== Required work ==
Give again, exactly as written, the lines of the records below from the line with "Reproduce this chart with matplotlib." to the line with "ax.set_yticklabels([str(t) for t in yticks])". Both end lines count; pictures do not.
──────── Material for the task ────────
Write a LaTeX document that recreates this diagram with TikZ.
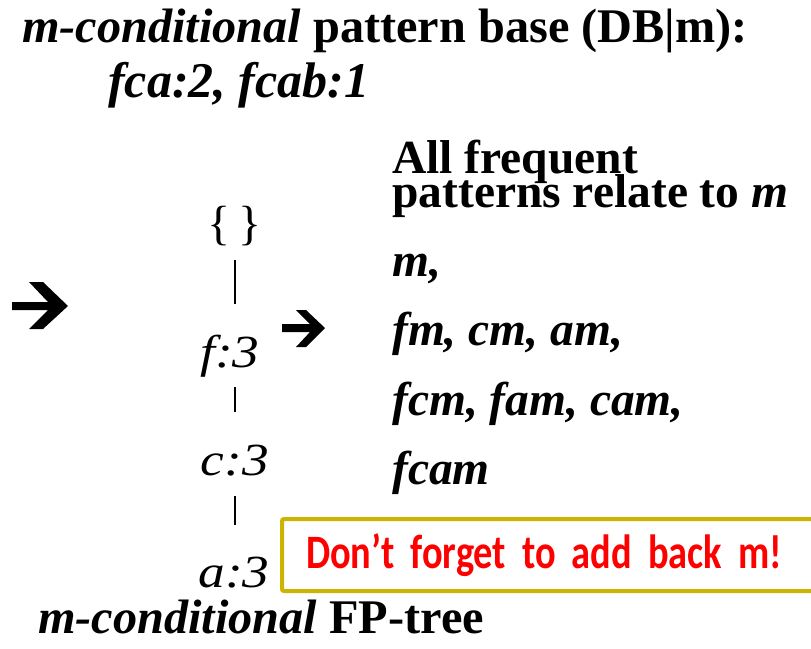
────────
──────── Material for the task ────────
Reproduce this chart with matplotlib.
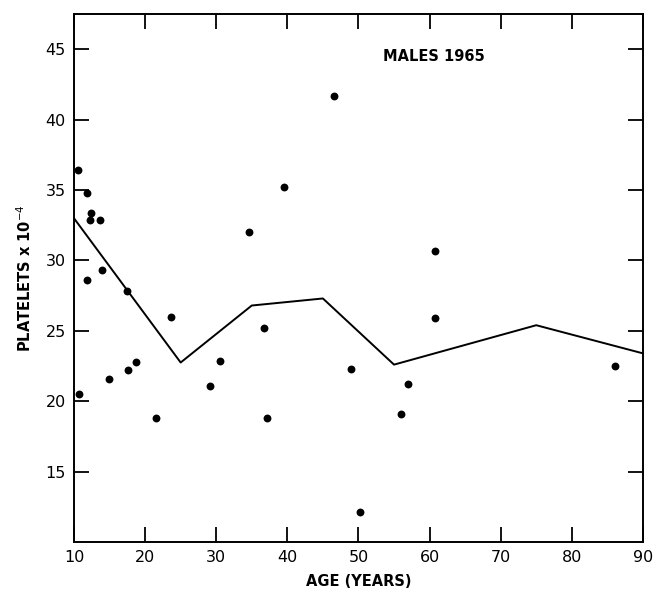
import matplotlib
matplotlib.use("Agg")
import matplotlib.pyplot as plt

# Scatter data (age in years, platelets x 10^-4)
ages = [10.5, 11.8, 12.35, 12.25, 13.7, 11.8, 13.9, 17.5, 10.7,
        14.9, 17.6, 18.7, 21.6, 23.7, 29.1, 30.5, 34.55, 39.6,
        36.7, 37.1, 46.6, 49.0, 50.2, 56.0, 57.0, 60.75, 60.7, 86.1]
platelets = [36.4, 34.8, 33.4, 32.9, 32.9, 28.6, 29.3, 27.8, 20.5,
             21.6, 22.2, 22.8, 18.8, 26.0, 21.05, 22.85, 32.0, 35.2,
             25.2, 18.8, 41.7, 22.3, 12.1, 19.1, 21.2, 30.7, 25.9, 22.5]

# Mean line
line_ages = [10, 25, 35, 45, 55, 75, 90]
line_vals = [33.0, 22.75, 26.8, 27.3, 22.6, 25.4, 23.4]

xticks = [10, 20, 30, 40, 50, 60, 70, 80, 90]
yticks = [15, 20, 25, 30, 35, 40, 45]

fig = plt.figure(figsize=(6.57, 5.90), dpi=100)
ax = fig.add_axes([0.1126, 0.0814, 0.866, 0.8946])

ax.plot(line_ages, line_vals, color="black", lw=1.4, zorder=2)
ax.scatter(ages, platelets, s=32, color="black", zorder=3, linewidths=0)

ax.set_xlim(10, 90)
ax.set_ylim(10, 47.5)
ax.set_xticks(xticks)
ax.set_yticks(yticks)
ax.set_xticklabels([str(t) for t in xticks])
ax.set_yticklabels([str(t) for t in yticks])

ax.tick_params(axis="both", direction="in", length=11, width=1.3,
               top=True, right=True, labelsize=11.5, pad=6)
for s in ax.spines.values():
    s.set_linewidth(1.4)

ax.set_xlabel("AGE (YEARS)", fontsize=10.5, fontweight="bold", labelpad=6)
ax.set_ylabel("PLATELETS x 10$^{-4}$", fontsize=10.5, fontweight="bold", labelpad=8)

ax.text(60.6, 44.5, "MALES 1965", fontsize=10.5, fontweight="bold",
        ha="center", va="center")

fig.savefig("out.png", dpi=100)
────────
== Solution to the problem ==
Reproduce this chart with matplotlib.
import matplotlib
matplotlib.use("Agg")
import matplotlib.pyplot as plt

# Scatter data (age in years, platelets x 10^-4)
ages = [10.5, 11.8, 12.35, 12.25, 13.7, 11.8, 13.9, 17.5, 10.7,
        14.9, 17.6, 18.7, 21.6, 23.7, 29.1, 30.5, 34.55, 39.6,
        36.7, 37.1, 46.6, 49.0, 50.2, 56.0, 57.0, 60.75, 60.7, 86.1]
platelets = [36.4, 34.8, 33.4, 32.9, 32.9, 28.6, 29.3, 27.8, 20.5,
             21.6, 22.2, 22.8, 18.8, 26.0, 21.05, 22.85, 32.0, 35.2,
             25.2, 18.8, 41.7, 22.3, 12.1, 19.1, 21.2, 30.7, 25.9, 22.5]

# Mean line
line_ages = [10, 25, 35, 45, 55, 75, 90]
line_vals = [33.0, 22.75, 26.8, 27.3, 22.6, 25.4, 23.4]

xticks = [10, 20, 30, 40, 50, 60, 70, 80, 90]
yticks = [15, 20, 25, 30, 35, 40, 45]

fig = plt.figure(figsize=(6.57, 5.90), dpi=100)
ax = fig.add_axes([0.1126, 0.0814, 0.866, 0.8946])

ax.plot(line_ages, line_vals, color="black", lw=1.4, zorder=2)
ax.scatter(ages, platelets, s=32, color="black", zorder=3, linewidths=0)

ax.set_xlim(10, 90)
ax.set_ylim(10, 47.5)
ax.set_xticks(xticks)
ax.set_yticks(yticks)
ax.set_xticklabels([str(t) for t in xticks])
ax.set_yticklabels([str(t) for t in yticks])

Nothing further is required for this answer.